STATED PROBLEM
Reproduce the listing below without changes, except that pictures are left out.

— start DATA SHOWN —

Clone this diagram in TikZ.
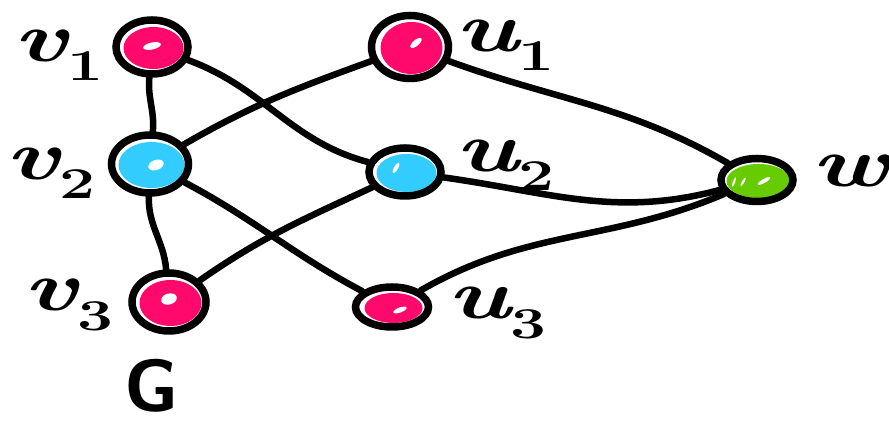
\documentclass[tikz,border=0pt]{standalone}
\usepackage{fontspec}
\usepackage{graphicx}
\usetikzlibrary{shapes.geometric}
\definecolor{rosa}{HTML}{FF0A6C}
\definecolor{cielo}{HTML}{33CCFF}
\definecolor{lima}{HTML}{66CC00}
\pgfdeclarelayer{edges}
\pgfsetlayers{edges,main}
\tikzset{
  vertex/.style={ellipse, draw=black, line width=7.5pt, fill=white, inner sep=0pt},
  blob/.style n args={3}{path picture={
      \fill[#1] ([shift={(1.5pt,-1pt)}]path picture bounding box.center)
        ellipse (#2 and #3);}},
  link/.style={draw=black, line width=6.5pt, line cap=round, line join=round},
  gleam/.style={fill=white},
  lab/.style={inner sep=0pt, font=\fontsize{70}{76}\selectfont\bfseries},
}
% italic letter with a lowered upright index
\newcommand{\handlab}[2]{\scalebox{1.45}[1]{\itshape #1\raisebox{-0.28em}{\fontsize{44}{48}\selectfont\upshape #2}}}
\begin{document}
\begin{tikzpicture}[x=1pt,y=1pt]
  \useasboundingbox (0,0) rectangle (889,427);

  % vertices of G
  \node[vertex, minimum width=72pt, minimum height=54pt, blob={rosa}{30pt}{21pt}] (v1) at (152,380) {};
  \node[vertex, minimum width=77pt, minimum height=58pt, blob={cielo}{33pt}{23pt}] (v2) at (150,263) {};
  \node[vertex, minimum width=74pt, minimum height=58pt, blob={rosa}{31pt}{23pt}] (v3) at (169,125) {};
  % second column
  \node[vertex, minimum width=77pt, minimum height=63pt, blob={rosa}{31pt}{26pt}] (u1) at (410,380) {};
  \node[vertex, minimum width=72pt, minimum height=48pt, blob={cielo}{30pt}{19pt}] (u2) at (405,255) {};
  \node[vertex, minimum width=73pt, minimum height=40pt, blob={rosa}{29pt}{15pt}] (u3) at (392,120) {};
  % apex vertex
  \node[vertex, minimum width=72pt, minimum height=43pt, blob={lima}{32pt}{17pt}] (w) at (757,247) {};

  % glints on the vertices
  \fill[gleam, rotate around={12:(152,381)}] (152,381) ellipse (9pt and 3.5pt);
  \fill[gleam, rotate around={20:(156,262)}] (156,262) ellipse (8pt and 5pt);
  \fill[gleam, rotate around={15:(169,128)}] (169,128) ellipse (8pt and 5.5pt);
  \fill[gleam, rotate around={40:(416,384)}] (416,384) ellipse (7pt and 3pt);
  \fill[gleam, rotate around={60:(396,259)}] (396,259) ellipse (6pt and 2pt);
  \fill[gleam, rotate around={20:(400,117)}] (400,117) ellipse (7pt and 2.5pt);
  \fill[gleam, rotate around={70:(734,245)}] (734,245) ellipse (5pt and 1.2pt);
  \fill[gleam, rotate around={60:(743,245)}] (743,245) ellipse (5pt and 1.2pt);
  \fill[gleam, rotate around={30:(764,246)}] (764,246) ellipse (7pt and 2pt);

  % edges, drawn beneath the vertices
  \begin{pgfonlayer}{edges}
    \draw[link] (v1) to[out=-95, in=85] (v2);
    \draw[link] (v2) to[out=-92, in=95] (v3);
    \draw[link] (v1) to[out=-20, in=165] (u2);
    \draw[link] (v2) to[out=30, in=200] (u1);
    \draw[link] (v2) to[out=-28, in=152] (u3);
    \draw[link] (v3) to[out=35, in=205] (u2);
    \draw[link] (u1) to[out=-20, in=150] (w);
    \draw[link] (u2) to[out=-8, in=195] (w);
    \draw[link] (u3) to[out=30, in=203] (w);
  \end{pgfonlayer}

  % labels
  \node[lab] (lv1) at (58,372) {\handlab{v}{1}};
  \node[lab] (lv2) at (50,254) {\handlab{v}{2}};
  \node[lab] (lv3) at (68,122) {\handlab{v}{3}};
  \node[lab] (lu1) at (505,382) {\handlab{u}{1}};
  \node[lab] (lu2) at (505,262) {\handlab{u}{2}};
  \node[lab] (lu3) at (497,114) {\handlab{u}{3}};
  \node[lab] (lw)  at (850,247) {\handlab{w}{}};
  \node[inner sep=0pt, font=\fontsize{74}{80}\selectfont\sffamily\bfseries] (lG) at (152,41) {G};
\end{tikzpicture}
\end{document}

— end DATA SHOWN —

SOLUTION BELOW
Clone this diagram in TikZ.
\documentclass[tikz,border=0pt]{standalone}
\usepackage{fontspec}
\usepackage{graphicx}
\usetikzlibrary{shapes.geometric}
\definecolor{rosa}{HTML}{FF0A6C}
\definecolor{cielo}{HTML}{33CCFF}
\definecolor{lima}{HTML}{66CC00}
\pgfdeclarelayer{edges}
\pgfsetlayers{edges,main}
\tikzset{
  vertex/.style={ellipse, draw=black, line width=7.5pt, fill=white, inner sep=0pt},
  blob/.style n args={3}{path picture={
      \fill[#1] ([shift={(1.5pt,-1pt)}]path picture bounding box.center)
        ellipse (#2 and #3);}},
  link/.style={draw=black, line width=6.5pt, line cap=round, line join=round},
  gleam/.style={fill=white},
  lab/.style={inner sep=0pt, font=\fontsize{70}{76}\selectfont\bfseries},
}
% italic letter with a lowered upright index
\newcommand{\handlab}[2]{\scalebox{1.45}[1]{\itshape #1\raisebox{-0.28em}{\fontsize{44}{48}\selectfont\upshape #2}}}
\begin{document}
\begin{tikzpicture}[x=1pt,y=1pt]
  \useasboundingbox (0,0) rectangle (889,427);

  % vertices of G
  \node[vertex, minimum width=72pt, minimum height=54pt, blob={rosa}{30pt}{21pt}] (v1) at (152,380) {};
  \node[vertex, minimum width=77pt, minimum height=58pt, blob={cielo}{33pt}{23pt}] (v2) at (150,263) {};
  \node[vertex, minimum width=74pt, minimum height=58pt, blob={rosa}{31pt}{23pt}] (v3) at (169,125) {};
  % second column
  \node[vertex, minimum width=77pt, minimum height=63pt, blob={rosa}{31pt}{26pt}] (u1) at (410,380) {};
  \node[vertex, minimum width=72pt, minimum height=48pt, blob={cielo}{30pt}{19pt}] (u2) at (405,255) {};
  \node[vertex, minimum width=73pt, minimum height=40pt, blob={rosa}{29pt}{15pt}] (u3) at (392,120) {};
  % apex vertex
  \node[vertex, minimum width=72pt, minimum height=43pt, blob={lima}{32pt}{17pt}] (w) at (757,247) {};

  % glints on the vertices
  \fill[gleam, rotate around={12:(152,381)}] (152,381) ellipse (9pt and 3.5pt);
  \fill[gleam, rotate around={20:(156,262)}] (156,262) ellipse (8pt and 5pt);
  \fill[gleam, rotate around={15:(169,128)}] (169,128) ellipse (8pt and 5.5pt);
  \fill[gleam, rotate around={40:(416,384)}] (416,384) ellipse (7pt and 3pt);
  \fill[gleam, rotate around={60:(396,259)}] (396,259) ellipse (6pt and 2pt);
  \fill[gleam, rotate around={20:(400,117)}] (400,117) ellipse (7pt and 2.5pt);
  \fill[gleam, rotate around={70:(734,245)}] (734,245) ellipse (5pt and 1.2pt);
  \fill[gleam, rotate around={60:(743,245)}] (743,245) ellipse (5pt and 1.2pt);
  \fill[gleam, rotate around={30:(764,246)}] (764,246) ellipse (7pt and 2pt);

  % edges, drawn beneath the vertices
  \begin{pgfonlayer}{edges}
    \draw[link] (v1) to[out=-95, in=85] (v2);
    \draw[link] (v2) to[out=-92, in=95] (v3);
    \draw[link] (v1) to[out=-20, in=165] (u2);
    \draw[link] (v2) to[out=30, in=200] (u1);
    \draw[link] (v2) to[out=-28, in=152] (u3);
    \draw[link] (v3) to[out=35, in=205] (u2);
    \draw[link] (u1) to[out=-20, in=150] (w);
    \draw[link] (u2) to[out=-8, in=195] (w);
    \draw[link] (u3) to[out=30, in=203] (w);
  \end{pgfonlayer}

  % labels
  \node[lab] (lv1) at (58,372) {\handlab{v}{1}};
  \node[lab] (lv2) at (50,254) {\handlab{v}{2}};
  \node[lab] (lv3) at (68,122) {\handlab{v}{3}};
  \node[lab] (lu1) at (505,382) {\handlab{u}{1}};
  \node[lab] (lu2) at (505,262) {\handlab{u}{2}};
  \node[lab] (lu3) at (497,114) {\handlab{u}{3}};
  \node[lab] (lw)  at (850,247) {\handlab{w}{}};
  \node[inner sep=0pt, font=\fontsize{74}{80}\selectfont\sffamily\bfseries] (lG) at (152,41) {G};
\end{tikzpicture}
\end{document}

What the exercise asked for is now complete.